• Information supplied
========================================

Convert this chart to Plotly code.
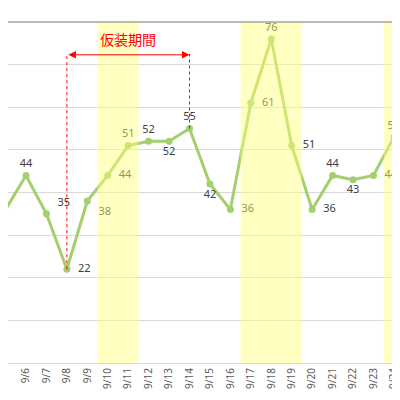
import plotly.graph_objects as go

days = list(range(5, 26))
labels = [f"9/{d}" for d in days]
values = [36, 44, 35, 22, 38, 44, 51, 52, 52, 55, 42, 36, 61, 76, 51, 36, 44, 43, 44, 53, 57]
positions = ["bottom right", "top center", "top right", "middle right", "bottom right",
             "middle right", "top center", "top center", "bottom center", "top center",
             "bottom center", "middle right", "middle right", "top center", "middle right",
             "middle right", "top center", "bottom center", "middle right", "top center", "top center"]
bands = [(9.5, 11.5), (16.5, 19.5), (23.5, 26)]

fig = go.Figure()
fig.add_trace(go.Scatter(
    x=days, y=values, mode="lines+markers+text",
    text=[f"  {v}  " for v in values], textposition=positions,
    textfont=dict(family="Noto Sans", size=11, color="#404040"),
    line=dict(color="#a4cf6e", width=3), marker=dict(size=7, color="#a4cf6e"),
    cliponaxis=False, showlegend=False))

shapes = []
for a, b in bands:
    shapes.append(dict(type="rect", xref="x", yref="paper", x0=a, x1=b, y0=0, y1=1,
                       fillcolor="rgba(255,255,120,0.45)", line_width=0, layer="above"))
for d in (8, 14):
    shapes.append(dict(type="line", xref="x", yref="y", x0=d, x1=d, y0=values[d - 5], y1=72.5,
                       line=dict(color="red", width=1, dash="dot")))
shapes.append(dict(type="line", xref="paper", yref="paper", x0=0, x1=1, y0=1, y1=1,
                   line=dict(color="#777", width=1)))
fig.update_layout(shapes=shapes)

fig.add_annotation(x=14, y=72.3, ax=8, ay=72.3, xref="x", yref="y", axref="x", ayref="y",
                   text="", showarrow=True, arrowhead=2, arrowside="end+start",
                   arrowcolor="red", arrowwidth=1, arrowsize=1.5)
fig.add_annotation(x=11, y=73.3, xref="x", yref="y", text="仮装期間", showarrow=False,
                   yanchor="bottom", font=dict(family="Noto Sans CJK JP", size=14, color="red"))

fig.update_layout(
    width=400, height=400, margin=dict(l=0, r=0, t=14, b=45, autoexpand=False),
    paper_bgcolor="white", plot_bgcolor="white",
    xaxis=dict(range=[5.12, 24.69], tickvals=days, ticktext=labels, tickangle=-90,
               tickfont=dict(family="Noto Sans", size=10, color="#595959"), automargin=False,
               showgrid=False, showline=True, linecolor="#d9d9d9", zeroline=False),
    yaxis=dict(range=[0, 80], dtick=10, showticklabels=False, gridcolor="#d9d9d9",
               zeroline=False, automargin=False),
)
fig.write_html("out.html")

========================================

• What you have to do
Return, unchanged, the lines from the first line of the material through the line that holds "bands = [(9.5, 11.5), (16.5, 19.5), (23.5, 26)]", inclusive, omitting pictures.

• Result
Convert this chart to Plotly code.
import plotly.graph_objects as go

days = list(range(5, 26))
labels = [f"9/{d}" for d in days]
values = [36, 44, 35, 22, 38, 44, 51, 52, 52, 55, 42, 36, 61, 76, 51, 36, 44, 43, 44, 53, 57]
positions = ["bottom right", "top center", "top right", "middle right", "bottom right",
             "middle right", "top center", "top center", "bottom center", "top center",
             "bottom center", "middle right", "middle right", "top center", "middle right",
             "middle right", "top center", "bottom center", "middle right", "top center", "top center"]
bands = [(9.5, 11.5), (16.5, 19.5), (23.5, 26)]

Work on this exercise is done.